WRITTEN TASK ->
Set down, exactly as written, the lines from the top of the data to the line that holds "(linetwo) at (0.69,7.21)", and omit the pictures.

DATASET SECTION ->
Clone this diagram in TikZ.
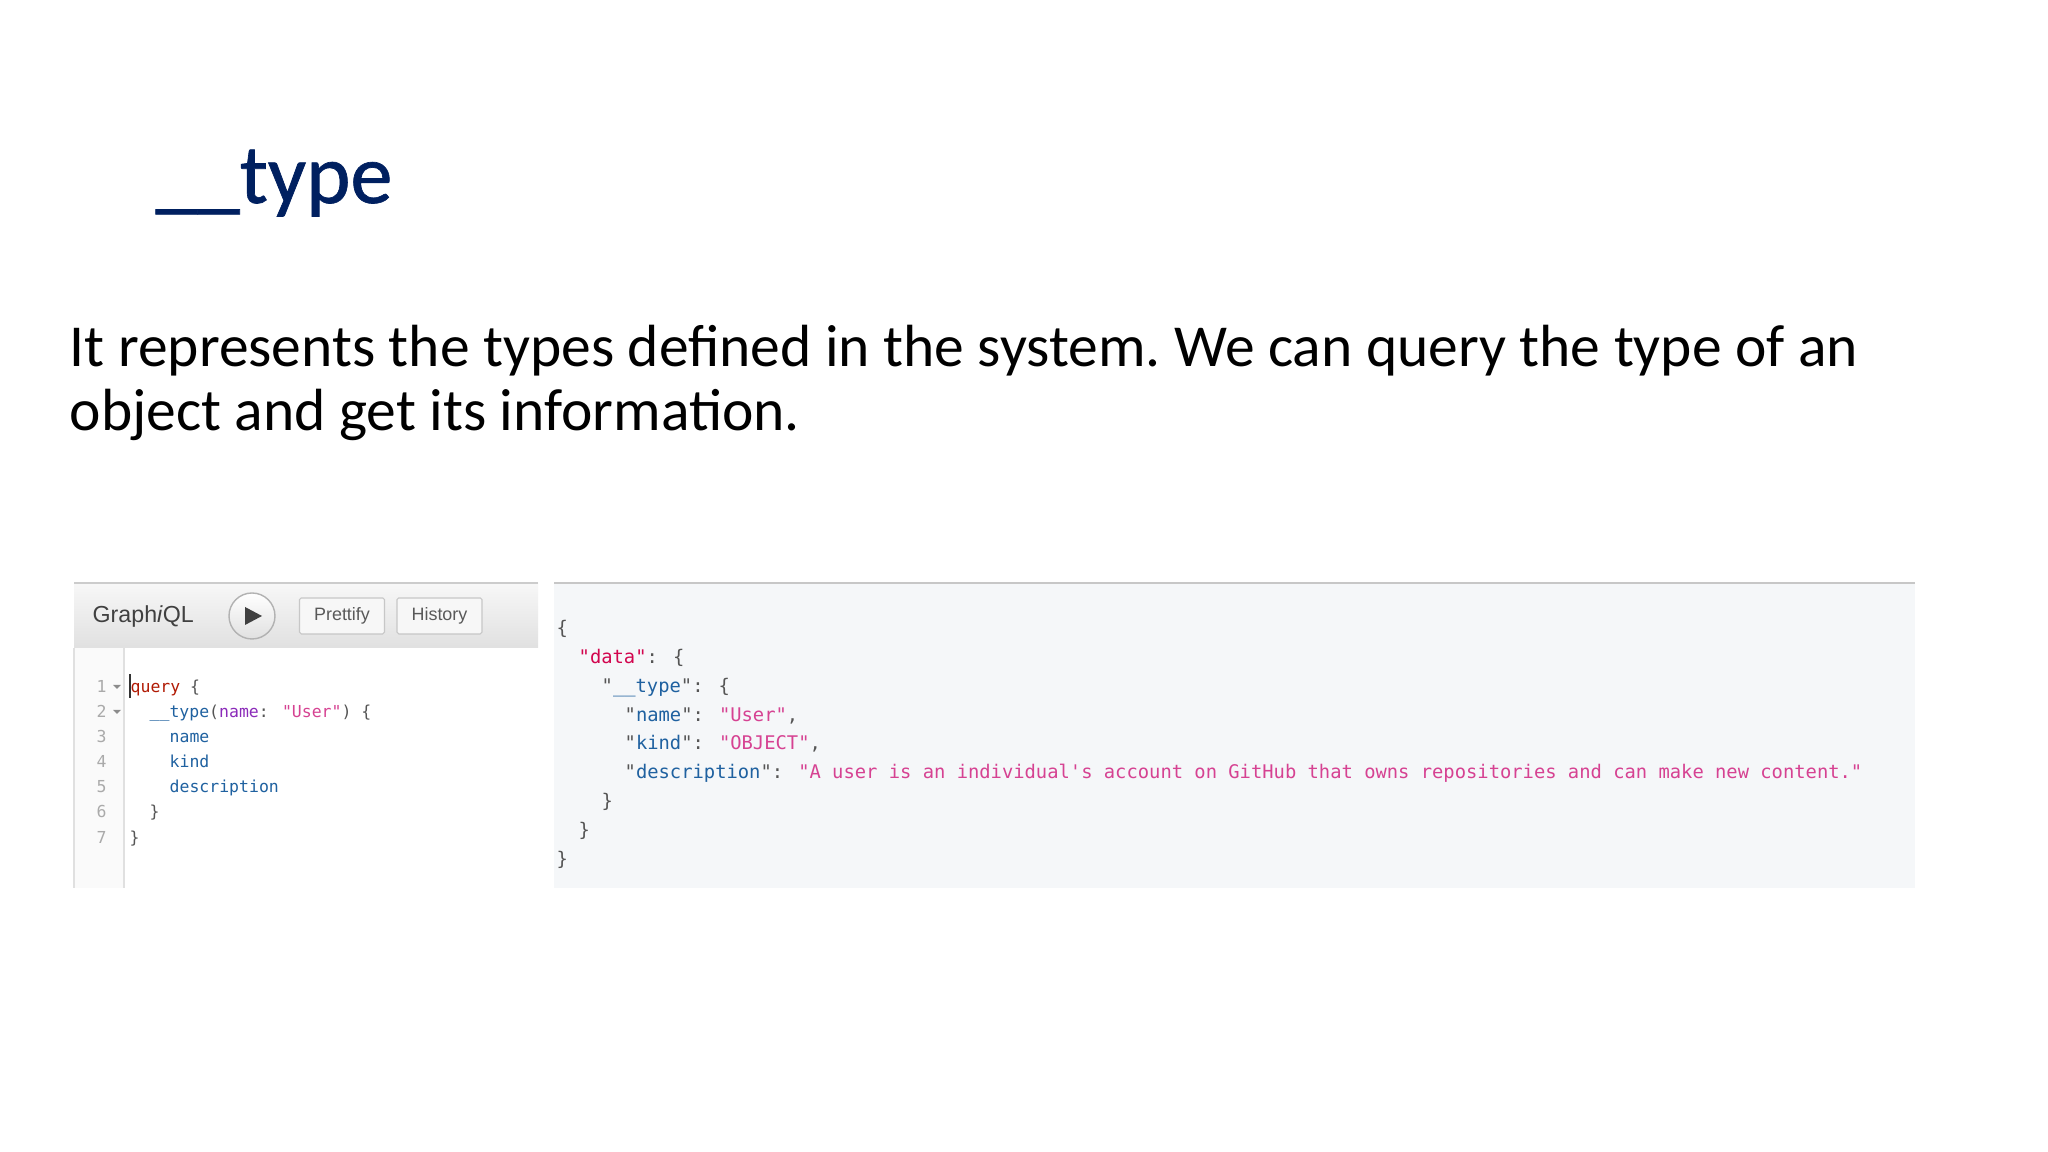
\documentclass[tikz,border=0pt]{standalone}
\usepackage{fontspec}
\setmainfont{Carlito}
\setsansfont{Liberation Sans}
\newfontfamily\codefont{DejaVu Sans Mono}
\newfontfamily\headfont[FakeBold=0.8]{Carlito}
\definecolor{titleblue}{HTML}{002060}
\definecolor{keyred}{HTML}{B11A04}
\definecolor{defred}{HTML}{D2054E}
\definecolor{propblue}{HTML}{1F61A0}
\definecolor{argpurple}{HTML}{8B2BB9}
\definecolor{strpink}{HTML}{D64292}
\definecolor{punctgrey}{HTML}{555555}
\definecolor{guttergrey}{HTML}{AAAAAA}
\definecolor{resultbg}{HTML}{F5F7F9}
\tikzset{
    bodytext/.style={anchor=base west,inner sep=0pt,font=\fontsize{16.94pt}{20pt}\selectfont\frenchspacing},
    querytext/.style={anchor=base west,inner sep=0pt,text=punctgrey,font=\codefont\fontsize{4.69pt}{6pt}\selectfont},
    resulttext/.style={anchor=base west,inner sep=0pt,text=punctgrey,font=\codefont\fontsize{5.35pt}{6pt}\selectfont},
    toolbtn/.style={draw=black!22,fill=black!3,rounded corners=0.5pt,line width=0.3pt,minimum width=0.85cm,minimum height=0.36cm,inner sep=0pt,text=black!65,font=\sffamily\fontsize{5.1pt}{6pt}\selectfont}
}
\begin{document}
\begin{tikzpicture}
    \useasboundingbox (0,0) rectangle (20.48,11.52);
    \fill[white] (0,0) rectangle (20.48,11.52);

    % heading and text
    \node[anchor=base west,inner sep=0pt,text=titleblue,font=\headfont\fontsize{24pt}{26pt}\selectfont] (heading) at (1.55,9.49) {\_\_type};
    \node[bodytext] (lineone) at (0.69,7.85) {It represents the types defined in the system. We can query the type of an};
    \node[bodytext] (linetwo) at (0.69,7.21) {object and get its information.};

    % query panel
    \fill[black!2] (0.73,2.64) rectangle (1.23,5.04);
    \draw[black!12,line width=0.4pt] (1.24,2.64)--(1.24,5.04);
    \draw[black!12,line width=0.4pt] (0.74,2.64)--(0.74,5.04);
    \shade[top color=black!3,bottom color=black!12] (0.74,5.04) rectangle (5.38,5.69);
    \draw[black!20,line width=0.4pt] (0.74,5.69)--(5.38,5.69);

    \node[anchor=base west,inner sep=0pt,text=black!75,font=\sffamily\fontsize{6.6pt}{8pt}\selectfont] (brand) at (0.92,5.29) {Graph\textit{i}QL};
    \draw[black!30,top color=white,bottom color=black!12,line width=0.4pt] (2.52,5.36) circle (0.23);
    \fill[black!75] (2.45,5.45)--(2.62,5.36)--(2.45,5.27)--cycle;
    \node[toolbtn] (prettify) at (3.42,5.36) {Prettify};
    \node[toolbtn] (history) at (4.395,5.36) {History};

    \foreach \num/\ypos in {1/4.59,2/4.34,3/4.09,4/3.84,5/3.59,6/3.34,7/3.08}
        \node[querytext,text=guttergrey] (num\num) at (0.96,\ypos) {\num};
    \fill[black!45] (1.13,4.67)--(1.21,4.67)--(1.17,4.63)--cycle;
    \fill[black!45] (1.13,4.42)--(1.21,4.42)--(1.17,4.38)--cycle;
    \draw[black!80,line width=0.4pt] (1.30,4.54)--(1.30,4.78);

    \node[querytext] (qone) at (1.30,4.59) {\textcolor{keyred}{query} \{};
    \node[querytext] (qtwo) at (1.49,4.34) {\textcolor{propblue}{\_\_type}(\textcolor{argpurple}{name}: \textcolor{strpink}{"User"}) \{};
    \node[querytext,text=propblue] (qthree) at (1.69,4.09) {name};
    \node[querytext,text=propblue] (qfour) at (1.69,3.84) {kind};
    \node[querytext,text=propblue] (qfive) at (1.69,3.59) {description};
    \node[querytext] (qsix) at (1.49,3.34) {\}};
    \node[querytext] (qseven) at (1.29,3.08) {\}};

    % result panel
    \fill[resultbg] (5.54,2.64) rectangle (19.15,5.69);
    \draw[black!22,line width=0.4pt] (5.54,5.69)--(19.15,5.69);

    \node[resulttext] (rone) at (5.56,5.17) {\{};
    \node[resulttext] (rtwo) at (5.78,4.88) {\textcolor{defred}{"data"}: \{};
    \node[resulttext] (rthree) at (6.01,4.59) {"\textcolor{propblue}{\_\_type}": \{};
    \node[resulttext] (rfour) at (6.24,4.30) {"\textcolor{propblue}{name}": \textcolor{strpink}{"User"},};
    \node[resulttext] (rfive) at (6.24,4.02) {"\textcolor{propblue}{kind}": \textcolor{strpink}{"OBJECT"},};
    \node[resulttext] (rsix) at (6.24,3.73) {"\textcolor{propblue}{description}": \textcolor{strpink}{"A user is an individual's account on GitHub that owns repositories and can make new content."}};
    \node[resulttext] (rseven) at (6.01,3.44) {\}};
    \node[resulttext] (reight) at (5.78,3.15) {\}};
    \node[resulttext] (rnine) at (5.56,2.86) {\}};
\end{tikzpicture}
\end{document}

ANSWER BELOW ->
Clone this diagram in TikZ.
\documentclass[tikz,border=0pt]{standalone}
\usepackage{fontspec}
\setmainfont{Carlito}
\setsansfont{Liberation Sans}
\newfontfamily\codefont{DejaVu Sans Mono}
\newfontfamily\headfont[FakeBold=0.8]{Carlito}
\definecolor{titleblue}{HTML}{002060}
\definecolor{keyred}{HTML}{B11A04}
\definecolor{defred}{HTML}{D2054E}
\definecolor{propblue}{HTML}{1F61A0}
\definecolor{argpurple}{HTML}{8B2BB9}
\definecolor{strpink}{HTML}{D64292}
\definecolor{punctgrey}{HTML}{555555}
\definecolor{guttergrey}{HTML}{AAAAAA}
\definecolor{resultbg}{HTML}{F5F7F9}
\tikzset{
    bodytext/.style={anchor=base west,inner sep=0pt,font=\fontsize{16.94pt}{20pt}\selectfont\frenchspacing},
    querytext/.style={anchor=base west,inner sep=0pt,text=punctgrey,font=\codefont\fontsize{4.69pt}{6pt}\selectfont},
    resulttext/.style={anchor=base west,inner sep=0pt,text=punctgrey,font=\codefont\fontsize{5.35pt}{6pt}\selectfont},
    toolbtn/.style={draw=black!22,fill=black!3,rounded corners=0.5pt,line width=0.3pt,minimum width=0.85cm,minimum height=0.36cm,inner sep=0pt,text=black!65,font=\sffamily\fontsize{5.1pt}{6pt}\selectfont}
}
\begin{document}
\begin{tikzpicture}
    \useasboundingbox (0,0) rectangle (20.48,11.52);
    \fill[white] (0,0) rectangle (20.48,11.52);

    % heading and text
    \node[anchor=base west,inner sep=0pt,text=titleblue,font=\headfont\fontsize{24pt}{26pt}\selectfont] (heading) at (1.55,9.49) {\_\_type};
    \node[bodytext] (lineone) at (0.69,7.85) {It represents the types defined in the system. We can query the type of an};
    \node[bodytext] (linetwo) at (0.69,7.21) {object and get its information.};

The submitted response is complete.